-- begin Exercise input --

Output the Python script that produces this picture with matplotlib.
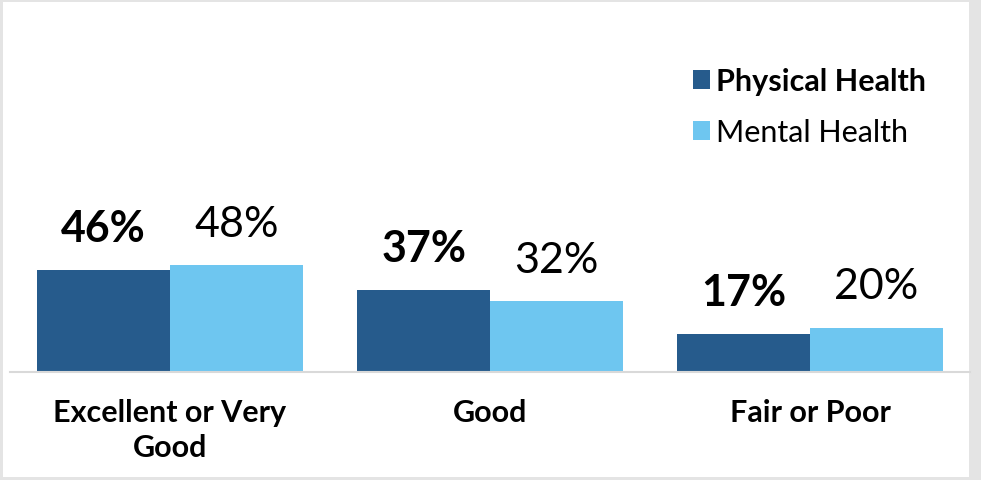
import matplotlib
matplotlib.use("Agg")
import matplotlib.pyplot as plt
from matplotlib.patches import Rectangle, Patch
import numpy as np

plt.rcParams['font.family'] = ['Lato', 'DejaVu Sans']

categories = ["Excellent or Very\nGood", "Good", "Fair or Poor"]
physical = [46, 37, 17]
mental = [48, 32, 20]
series_names = ["Physical Health", "Mental Health"]

DARK = "#265B8C"
LIGHT = "#6EC6F0"
FRAME = "#E4E4E4"

W, H = 981, 481
fig = plt.figure(figsize=(W / 100, H / 100), dpi=100)
fig.patch.set_facecolor(FRAME)
# white card inside the grey frame
fig.patches.append(Rectangle((3 / W, 3 / H), 966 / W, 475 / H,
                             transform=fig.transFigure, facecolor="white",
                             edgecolor="none", zorder=-5))

ax = fig.add_axes([10 / W, 108 / H, 960 / W, 353 / H])
ax.set_facecolor("none")
ax.set_zorder(2)

x = np.arange(len(categories))
bw = 0.415
b1 = ax.bar(x - bw / 2, physical, bw, color=DARK, label=series_names[0])
b2 = ax.bar(x + bw / 2, mental, bw, color=LIGHT, label=series_names[1])

for rect, v in zip(b1, physical):
    ax.annotate(f"{v}%", (rect.get_x() + rect.get_width() / 2, v),
                xytext=(0, 16), textcoords="offset points",
                ha="center", va="bottom", fontsize=31, fontweight="bold")
for rect, v in zip(b2, mental):
    ax.annotate(f"{v}%", (rect.get_x() + rect.get_width() / 2, v),
                xytext=(0, 16), textcoords="offset points",
                ha="center", va="bottom", fontsize=31)

ax.set_xlim(-0.5, 2.5)
ax.set_ylim(0, 159)
ax.set_yticks([])
ax.set_xticks(x)
ax.set_xticklabels(categories, fontsize=22, fontweight="bold", linespacing=1.3)
ax.tick_params(axis="x", length=0, pad=19)
for s in ["top", "right", "left"]:
    ax.spines[s].set_visible(False)
ax.spines["bottom"].set_color("#D9D9D9")
ax.spines["bottom"].set_linewidth(1.5)

handles = [Patch(facecolor=DARK, edgecolor="none"), Patch(facecolor=LIGHT, edgecolor="none")]
leg = fig.legend(handles, series_names, loc="upper left",
                 bbox_to_anchor=(681 / W, 1 - 56 / H), frameon=False,
                 fontsize=22, handlelength=0.55, handleheight=0.55,
                 handletextpad=0.2, labelspacing=0.75, borderaxespad=0)
leg.get_texts()[0].set_fontweight("bold")
leg.set_zorder(3)

fig.savefig("out.png", dpi=100, facecolor=fig.get_facecolor())
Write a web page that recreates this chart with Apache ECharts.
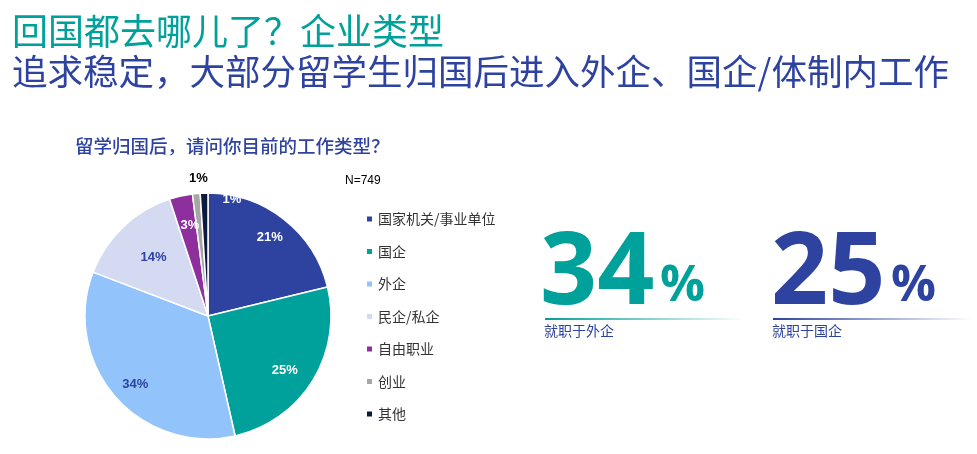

-- end Exercise input --

▶ **What you should do**
Make an exact copy of every record, pictures excluded.

▶ **Task response**
Output the Python script that produces this picture with matplotlib.
import matplotlib
matplotlib.use("Agg")
import matplotlib.pyplot as plt
from matplotlib.patches import Rectangle, Patch
import numpy as np

plt.rcParams['font.family'] = ['Lato', 'DejaVu Sans']

categories = ["Excellent or Very\nGood", "Good", "Fair or Poor"]
physical = [46, 37, 17]
mental = [48, 32, 20]
series_names = ["Physical Health", "Mental Health"]

DARK = "#265B8C"
LIGHT = "#6EC6F0"
FRAME = "#E4E4E4"

W, H = 981, 481
fig = plt.figure(figsize=(W / 100, H / 100), dpi=100)
fig.patch.set_facecolor(FRAME)
# white card inside the grey frame
fig.patches.append(Rectangle((3 / W, 3 / H), 966 / W, 475 / H,
                             transform=fig.transFigure, facecolor="white",
                             edgecolor="none", zorder=-5))

ax = fig.add_axes([10 / W, 108 / H, 960 / W, 353 / H])
ax.set_facecolor("none")
ax.set_zorder(2)

x = np.arange(len(categories))
bw = 0.415
b1 = ax.bar(x - bw / 2, physical, bw, color=DARK, label=series_names[0])
b2 = ax.bar(x + bw / 2, mental, bw, color=LIGHT, label=series_names[1])

for rect, v in zip(b1, physical):
    ax.annotate(f"{v}%", (rect.get_x() + rect.get_width() / 2, v),
                xytext=(0, 16), textcoords="offset points",
                ha="center", va="bottom", fontsize=31, fontweight="bold")
for rect, v in zip(b2, mental):
    ax.annotate(f"{v}%", (rect.get_x() + rect.get_width() / 2, v),
                xytext=(0, 16), textcoords="offset points",
                ha="center", va="bottom", fontsize=31)

ax.set_xlim(-0.5, 2.5)
ax.set_ylim(0, 159)
ax.set_yticks([])
ax.set_xticks(x)
ax.set_xticklabels(categories, fontsize=22, fontweight="bold", linespacing=1.3)
ax.tick_params(axis="x", length=0, pad=19)
for s in ["top", "right", "left"]:
    ax.spines[s].set_visible(False)
ax.spines["bottom"].set_color("#D9D9D9")
ax.spines["bottom"].set_linewidth(1.5)

handles = [Patch(facecolor=DARK, edgecolor="none"), Patch(facecolor=LIGHT, edgecolor="none")]
leg = fig.legend(handles, series_names, loc="upper left",
                 bbox_to_anchor=(681 / W, 1 - 56 / H), frameon=False,
                 fontsize=22, handlelength=0.55, handleheight=0.55,
                 handletextpad=0.2, labelspacing=0.75, borderaxespad=0)
leg.get_texts()[0].set_fontweight("bold")
leg.set_zorder(3)

fig.savefig("out.png", dpi=100, facecolor=fig.get_facecolor())
Write a web page that recreates this chart with Apache ECharts.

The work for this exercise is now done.